Il braccio politico della ribellione M23, l’Alleanza del fiume Congo (Afc), ha decretato un cessate il fuoco unilaterale nel conflitto in corso nel nord-est della Repubblica Democratica del Congo (Rdc) a partire da oggi, 4 febbraio.
In un comunicato firmato dal responsabile della comunicazione, Lawrence Kanyuka, l’Afc/M23, sostenuto dal Ruanda, dice che il cessate il fuoco è una risposta alla “crisi umanitaria provocata dal regime di Kinshasa”. Accusa le forze armate congolesi (Fardc) di utilizzare l’aeroporto di Kavumu per caricare “bombe che uccidono i nostri concittadini nelle zone liberate”.
Il medesimo comunicato precisa che l’Afc/M23 non ha intenzione di prendere il controllo di Bukavu (capoluogo del Sud-Kivu, Ndr) o di altre località, ma che si limiterà a difendere le proprie posizioni. Chiede inoltre il ritiro delle forze militari della Comunità dell’Africa australe, coinvolte a fianco di Kinshasa.

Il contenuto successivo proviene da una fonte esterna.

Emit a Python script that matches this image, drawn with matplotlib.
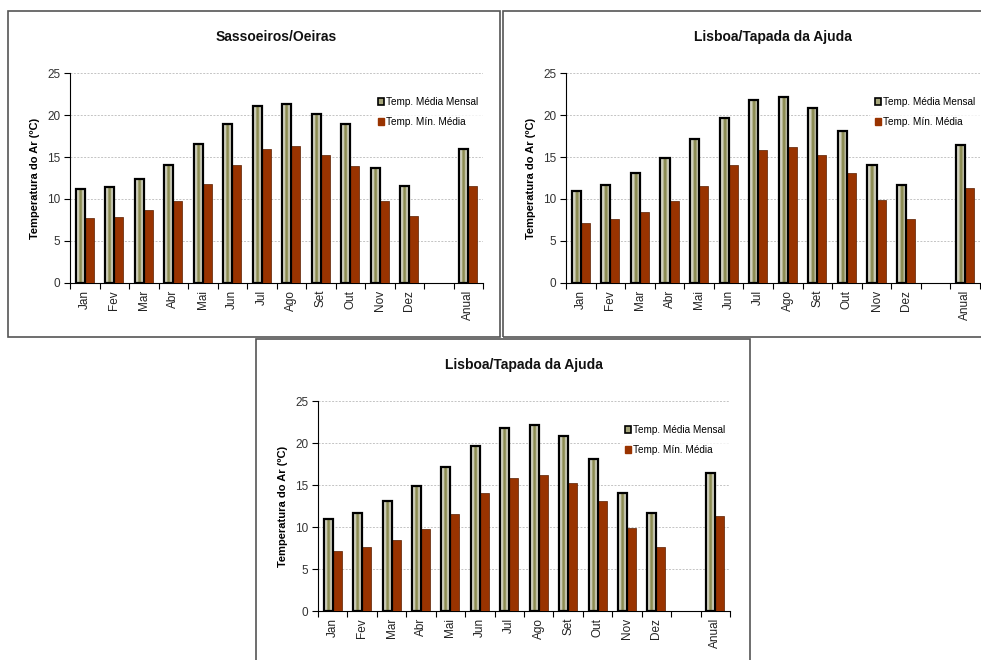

Ieri invece, il presidente sudafricano Cyril Ramaphosa ha dichiarato di rifiutare di ritirare i suoi soldati schierati a fianco della Rdc nell’est del Paese.
In risposta al comunicato, il ministro della Comunicazione Patrick Muyaya ha dichiarato di essere abituato a questo genere di comunicati, che nella maggior parte non sono veritieri. “Quello che aspettiamo è il ritiro delle truppe ruandesi. Non hanno spazio in Rdc”.
Oggi, le due camere del Parlamento congolese, l’Assemblea nazionale e il Senato, sono convocate in una sessione straordinaria per concentrarsi sulla situazione di sicurezza prevalente nell’est.
Da Goma, intanto, l’ufficio di coordinamento delle agenzie umanitarie dell’Onu (Onu) ha reso noto un bilancio dei combattimenti che hanno accompagnato la presa di Goma, oltre una settimana fa, da parte dei ribelli: almeno 900 morti e 2.880 feriti.
Assumendo la presidenza di turno del Consiglio di sicurezza delle Nazioni Unite per questo mese di febbraio, la Cina ha condannato il sostegno del Ruanda ai ribelli Rdc.